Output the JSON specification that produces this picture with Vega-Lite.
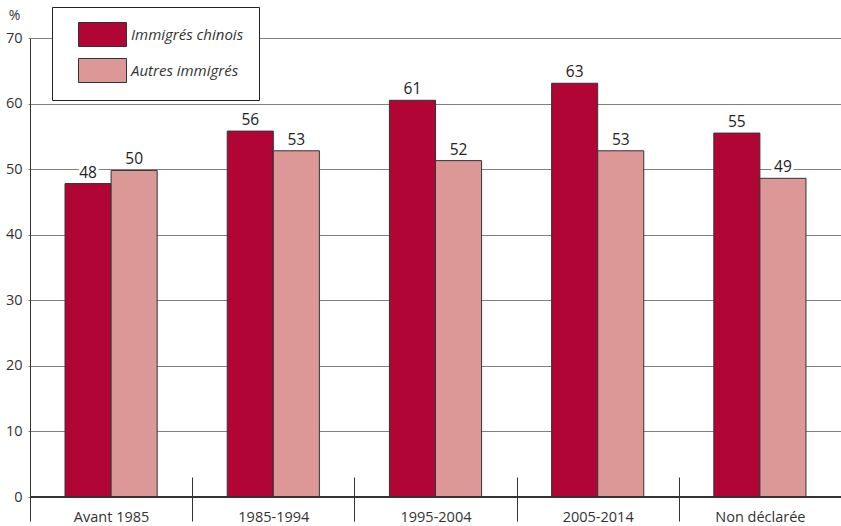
{
  "$schema": "https://vega.github.io/schema/vega-lite/v6.json",
  "width": 811,
  "height": 459,
  "autosize": {"type": "none"},
  "padding": {"left": 30, "top": 38, "right": 0, "bottom": 29},
  "background": "white",
  "config": {"view": {"stroke": null}, "font": "Open Sans"},
  "data": {
    "values": [
      {"periode": "Avant 1985", "groupe": "Immigrés chinois", "valeur": 47.8, "label": "48"},
      {"periode": "Avant 1985", "groupe": "Autres immigrés", "valeur": 49.8, "label": "50"},
      {"periode": "1985-1994", "groupe": "Immigrés chinois", "valeur": 55.8, "label": "56"},
      {"periode": "1985-1994", "groupe": "Autres immigrés", "valeur": 52.8, "label": "53"},
      {"periode": "1995-2004", "groupe": "Immigrés chinois", "valeur": 60.5, "label": "61"},
      {"periode": "1995-2004", "groupe": "Autres immigrés", "valeur": 51.3, "label": "52"},
      {"periode": "2005-2014", "groupe": "Immigrés chinois", "valeur": 63.1, "label": "63"},
      {"periode": "2005-2014", "groupe": "Autres immigrés", "valeur": 52.8, "label": "53"},
      {"periode": "Non déclarée", "groupe": "Immigrés chinois", "valeur": 55.5, "label": "55"},
      {"periode": "Non déclarée", "groupe": "Autres immigrés", "valeur": 48.6, "label": "49"}
    ]
  },
  "layer": [
    {
      "mark": {"type": "bar", "stroke": "#333333", "strokeWidth": 1},
      "encoding": {
        "x": {
          "field": "periode", "type": "nominal",
          "sort": ["Avant 1985", "1985-1994", "1995-2004", "2005-2014", "Non déclarée"],
          "scale": {"paddingInner": 0, "paddingOuter": 0},
          "axis": {
            "title": null, "domain": false, "tickBand": "extent", "tickSize": 44,
            "offset": -20, "labelPadding": -11, "tickColor": "#333333", "tickWidth": 1,
            "labelFontSize": 14.5, "labelColor": "#333333", "labelAngle": 0
          }
        },
        "xOffset": {
          "field": "groupe", "type": "nominal",
          "sort": ["Immigrés chinois", "Autres immigrés"],
          "scale": {"paddingInner": 0, "paddingOuter": 0.76}
        },
        "y": {
          "field": "valeur", "type": "quantitative",
          "scale": {"domain": [0, 70], "nice": false},
          "axis": {
            "title": "%", "titleAngle": 0, "titleX": -16, "titleY": -23,
            "titleAlign": "center", "titleBaseline": "middle", "titleFontSize": 14,
            "titleFontWeight": "normal", "titleColor": "#333333",
            "values": [0, 10, 20, 30, 40, 50, 60, 70],
            "grid": true, "gridColor": "#808080", "gridWidth": 1,
            "tickSize": 2, "tickColor": "#808080", "domainColor": "#333333",
            "labelFontSize": 14.5, "labelPadding": 6, "labelColor": "#333333"
          }
        },
        "color": {
          "field": "groupe", "type": "nominal",
          "sort": ["Immigrés chinois", "Autres immigrés"],
          "scale": {"range": ["#B00535", "#DC9896"]},
          "legend": {
            "title": null, "orient": "none", "legendX": 22, "legendY": -31,
            "strokeColor": "#222222", "fillColor": "white", "padding": 15,
            "symbolType": "M-2,-1H2V1H-2Z", "symbolSize": 576,
            "symbolStrokeColor": "#333333", "symbolStrokeWidth": 1, "symbolOpacity": 1,
            "symbolOffset": 23, "labelOffset": 16, "rowPadding": 7,
            "labelFontSize": 15, "labelFontStyle": "italic", "labelColor": "#333333",
            "labelLimit": 300
          }
        }
      }
    },
    {
      "mark": {"type": "text", "baseline": "bottom", "dy": -3, "fontSize": 15.5, "stroke": "white", "strokeWidth": 6, "strokeJoin": "round", "fill": "white"},
      "encoding": {
        "x": {"field": "periode", "type": "nominal", "sort": ["Avant 1985", "1985-1994", "1995-2004", "2005-2014", "Non déclarée"]},
        "xOffset": {"field": "groupe", "type": "nominal", "sort": ["Immigrés chinois", "Autres immigrés"]},
        "y": {"field": "valeur", "type": "quantitative"},
        "text": {"field": "label"}
      }
    },
    {
      "mark": {"type": "text", "baseline": "bottom", "dy": -3, "fontSize": 15.5, "fill": "#222222"},
      "encoding": {
        "x": {"field": "periode", "type": "nominal", "sort": ["Avant 1985", "1985-1994", "1995-2004", "2005-2014", "Non déclarée"]},
        "xOffset": {"field": "groupe", "type": "nominal", "sort": ["Immigrés chinois", "Autres immigrés"]},
        "y": {"field": "valeur", "type": "quantitative"},
        "text": {"field": "label"}
      }
    },
    {
      "mark": {"type": "rule", "color": "#333333", "strokeWidth": 1},
      "encoding": {"y": {"datum": 0}}
    }
  ]
}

### Task description
Every line above should be repeated exactly; pictures stay out of the copy.

### Result for this exercise
Output the JSON specification that produces this picture with Vega-Lite.
{
  "$schema": "https://vega.github.io/schema/vega-lite/v6.json",
  "width": 811,
  "height": 459,
  "autosize": {"type": "none"},
  "padding": {"left": 30, "top": 38, "right": 0, "bottom": 29},
  "background": "white",
  "config": {"view": {"stroke": null}, "font": "Open Sans"},
  "data": {
    "values": [
      {"periode": "Avant 1985", "groupe": "Immigrés chinois", "valeur": 47.8, "label": "48"},
      {"periode": "Avant 1985", "groupe": "Autres immigrés", "valeur": 49.8, "label": "50"},
      {"periode": "1985-1994", "groupe": "Immigrés chinois", "valeur": 55.8, "label": "56"},
      {"periode": "1985-1994", "groupe": "Autres immigrés", "valeur": 52.8, "label": "53"},
      {"periode": "1995-2004", "groupe": "Immigrés chinois", "valeur": 60.5, "label": "61"},
      {"periode": "1995-2004", "groupe": "Autres immigrés", "valeur": 51.3, "label": "52"},
      {"periode": "2005-2014", "groupe": "Immigrés chinois", "valeur": 63.1, "label": "63"},
      {"periode": "2005-2014", "groupe": "Autres immigrés", "valeur": 52.8, "label": "53"},
      {"periode": "Non déclarée", "groupe": "Immigrés chinois", "valeur": 55.5, "label": "55"},
      {"periode": "Non déclarée", "groupe": "Autres immigrés", "valeur": 48.6, "label": "49"}
    ]
  },
  "layer": [
    {
      "mark": {"type": "bar", "stroke": "#333333", "strokeWidth": 1},
      "encoding": {
        "x": {
          "field": "periode", "type": "nominal",
          "sort": ["Avant 1985", "1985-1994", "1995-2004", "2005-2014", "Non déclarée"],
          "scale": {"paddingInner": 0, "paddingOuter": 0},
          "axis": {
            "title": null, "domain": false, "tickBand": "extent", "tickSize": 44,
            "offset": -20, "labelPadding": -11, "tickColor": "#333333", "tickWidth": 1,
            "labelFontSize": 14.5, "labelColor": "#333333", "labelAngle": 0
          }
        },
        "xOffset": {
          "field": "groupe", "type": "nominal",
          "sort": ["Immigrés chinois", "Autres immigrés"],
          "scale": {"paddingInner": 0, "paddingOuter": 0.76}
        },
        "y": {
          "field": "valeur", "type": "quantitative",
          "scale": {"domain": [0, 70], "nice": false},
          "axis": {
            "title": "%", "titleAngle": 0, "titleX": -16, "titleY": -23,
            "titleAlign": "center", "titleBaseline": "middle", "titleFontSize": 14,
            "titleFontWeight": "normal", "titleColor": "#333333",
            "values": [0, 10, 20, 30, 40, 50, 60, 70],
            "grid": true, "gridColor": "#808080", "gridWidth": 1,
            "tickSize": 2, "tickColor": "#808080", "domainColor": "#333333",
            "labelFontSize": 14.5, "labelPadding": 6, "labelColor": "#333333"
          }
        },
        "color": {
          "field": "groupe", "type": "nominal",
          "sort": ["Immigrés chinois", "Autres immigrés"],
          "scale": {"range": ["#B00535", "#DC9896"]},
          "legend": {
            "title": null, "orient": "none", "legendX": 22, "legendY": -31,
            "strokeColor": "#222222", "fillColor": "white", "padding": 15,
            "symbolType": "M-2,-1H2V1H-2Z", "symbolSize": 576,
            "symbolStrokeColor": "#333333", "symbolStrokeWidth": 1, "symbolOpacity": 1,
            "symbolOffset": 23, "labelOffset": 16, "rowPadding": 7,
            "labelFontSize": 15, "labelFontStyle": "italic", "labelColor": "#333333",
            "labelLimit": 300
          }
        }
      }
    },
    {
      "mark": {"type": "text", "baseline": "bottom", "dy": -3, "fontSize": 15.5, "stroke": "white", "strokeWidth": 6, "strokeJoin": "round", "fill": "white"},
      "encoding": {
        "x": {"field": "periode", "type": "nominal", "sort": ["Avant 1985", "1985-1994", "1995-2004", "2005-2014", "Non déclarée"]},
        "xOffset": {"field": "groupe", "type": "nominal", "sort": ["Immigrés chinois", "Autres immigrés"]},
        "y": {"field": "valeur", "type": "quantitative"},
        "text": {"field": "label"}
      }
    },
    {
      "mark": {"type": "text", "baseline": "bottom", "dy": -3, "fontSize": 15.5, "fill": "#222222"},
      "encoding": {
        "x": {"field": "periode", "type": "nominal", "sort": ["Avant 1985", "1985-1994", "1995-2004", "2005-2014", "Non déclarée"]},
        "xOffset": {"field": "groupe", "type": "nominal", "sort": ["Immigrés chinois", "Autres immigrés"]},
        "y": {"field": "valeur", "type": "quantitative"},
        "text": {"field": "label"}
      }
    },
    {
      "mark": {"type": "rule", "color": "#333333", "strokeWidth": 1},
      "encoding": {"y": {"datum": 0}}
    }
  ]
}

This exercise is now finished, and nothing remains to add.